If these constraints didn’t exist, however, the implications are profound. A substance that exhibited superconductivity at room temperature could enable cheaper MRI machines that don’t require cooling, or more powerful quantum computers. It could bring energy prices down; the US Department of Energy estimates that 5% of the country’s energy is lost through the inefficiency of currently available conducting materials.
What is LK-99?
LK-99 is a form of lead-apatite discovered by three scientists — Sukbae Lee, Ji-Hoon Kim, Young-Wan Kwon — based in the Quantum Energy Research Centre in South Korea. The team said, in a pre-print paper, that they had “succeeded in synthesising the room-temperature superconductor” in producing the material; the first of its kind in the world.
LK-99 is made, according to the paper, by substituting a tiny amount of the lead in the compound lead apatite for copper. The team stated that their discovery “opens a new era for humankind”.
This eye-catching claim quickly caught the world’s attention. Social media influencers began live streaming attempts to replicate Lee, Kim and Kwon’s discovery, watched on by audiences of tens of thousands. Some of the world’s best-known tech entrepreneurs and investors joined in the hype.
However, despite scientists the world over attempting to replicate the experiment’s findings, the sparkle around LK-99 soon began to wear off.
Why is LK-99 not a superconductor at room temperature?
A string of attempts, from institutions including India’s CSIR National Physical Laboratory and the Beijing National Laboratory for Condensed Matter Physics, found that while LK-99 exhibits elements of the properties of a superconductor, it doesn’t make the cut on the whole.
In fact, TechCrunch reports that “pure samples of the substance show that it is an insulator — the opposite of a superconductor”. The Max Planck Institute for Solid State Research published a paper that attributes some of the appearance of superconductivity to already understood properties of the copper that is added to the material during the process of producing LK-99.
While many scientists have praised some of the interesting magnetic qualities that LK-99 exhibits and the general interest in materials science the paper has provoked, others are more critical.
The South Korean team “come off as real amateurs” according to Michael Norman of Argonne National Laboratory. Other scientists have criticised some of the data handling in the paper, which hasn’t been peer-reviewed.
Might we still find a room-temperature superconductor?
There doesn’t seem to be any hard and fast law of physics that rules out the possibility of a room-temperature superconductor. On paper at least, this is a different question from something like super-light speed travel, which the Theory of Relativity proves impossible.
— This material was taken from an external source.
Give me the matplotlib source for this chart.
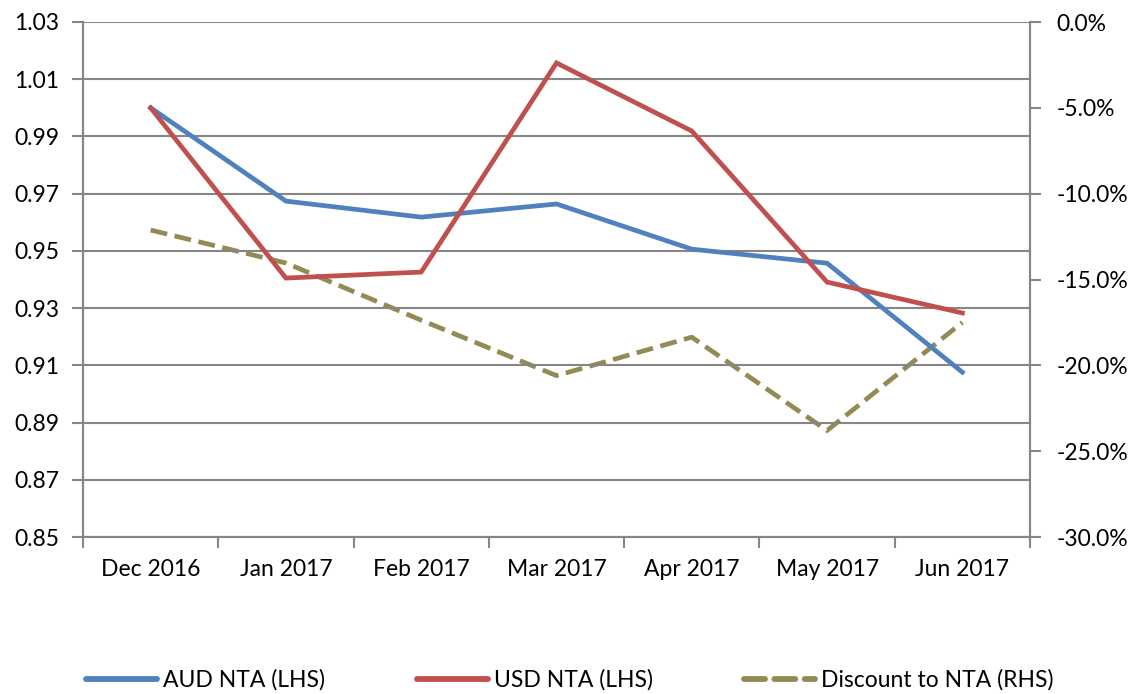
import matplotlib
matplotlib.use("Agg")
import matplotlib.pyplot as plt
from matplotlib.ticker import FuncFormatter, FixedLocator
import numpy as np

plt.rcParams['font.family'] = ['Lato', 'DejaVu Sans']

months = ["Dec 2016", "Jan 2017", "Feb 2017", "Mar 2017", "Apr 2017", "May 2017", "Jun 2017"]
aud_nta = [1.000, 0.9674, 0.9618, 0.9664, 0.9506, 0.9457, 0.9076]
usd_nta = [1.000, 0.9405, 0.9426, 1.0157, 0.9919, 0.9391, 0.9283]
discount = [-0.1212, -0.1404, -0.1737, -0.2060, -0.1836, -0.2380, -0.1750]

BLUE = "#4F81BD"
RED = "#C0504D"
OLIVE = "#948A54"
GRAY = "#868686"
FS = 16.5

fig = plt.figure(figsize=(11.35, 6.94), dpi=100)
ax = fig.add_axes([83/1135, 1-537/694, (1030-83)/1135, (537-22)/694])
ax2 = ax.twinx()

x = np.arange(len(months))
ax.plot(x, aud_nta, color=BLUE, lw=3.4, solid_joinstyle='miter', label="AUD NTA (LHS)", zorder=3)
ax.plot(x, usd_nta, color=RED, lw=3.4, solid_joinstyle='miter', label="USD NTA (LHS)", zorder=3)
ax2.plot(x, discount, color=OLIVE, lw=3.4, dashes=(3.6, 1.6), label="Discount to NTA (RHS)")

ax.set_xlim(-0.5, 6.5)
ax.set_ylim(0.85, 1.03)
ax.yaxis.set_major_locator(FixedLocator(np.arange(0.85, 1.0301, 0.02)))
ax.yaxis.set_major_formatter(FuncFormatter(lambda v, p: f"{v:.2f}"))
ax2.set_ylim(-0.30, 0.0)
ax2.yaxis.set_major_locator(FixedLocator(np.arange(-0.30, 0.0001, 0.05)))
ax2.yaxis.set_major_formatter(FuncFormatter(lambda v, p: f"{abs(v)*100:.1f}%" if abs(v) < 1e-9 else f"{v*100:.1f}%"))

ax.set_xticks(x)
ax.set_xticklabels(months)
ax.set_xticks(np.arange(-0.5, 7, 1), minor=True)
ax.tick_params(axis='x', which='major', length=0, pad=16, labelsize=FS)
ax.tick_params(axis='x', which='minor', length=8, width=1.5, color=GRAY, direction='out')
ax.tick_params(axis='y', length=8, width=1.5, color=GRAY, pad=9, labelsize=FS)
ax2.tick_params(axis='y', length=8, width=1.5, color=GRAY, pad=11, labelsize=FS)

ax.grid(axis='y', color=GRAY, lw=1.5)
ax.set_axisbelow(True)
for a in (ax, ax2):
    a.spines['top'].set_visible(False)
    for s in ('left', 'right', 'bottom'):
        a.spines[s].set_color(GRAY)
        a.spines[s].set_linewidth(1.5)
ax2.set_zorder(ax.get_zorder() - 1)
ax.patch.set_visible(False)

h1, l1 = ax.get_legend_handles_labels()
h2, l2 = ax2.get_legend_handles_labels()
leg = fig.legend(h1 + h2, l1 + l2, loc='center', bbox_to_anchor=(570/1135, 1-680/694), ncol=3,
                 frameon=False, fontsize=FS, handlelength=3.1, handletextpad=0.25, columnspacing=4.0)
for lh in leg.get_lines():
    lh.set_linewidth(4.2)
    lh.set_solid_capstyle('round')
    lh.set_dash_capstyle('round')

fig.savefig("out.png", dpi=100)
In fact, one tangible benefit that the Quantum Energy Research Centre’s paper may have prompted is a significant upsurge in interest in the topic. Scientists, especially younger ones, have been inspired to increase efforts to discover this alchemic substance. Perhaps, one day, a room-temperature superconductor could become a reality.
For now, though, the quest for the “Holy Grail” of materials science goes on.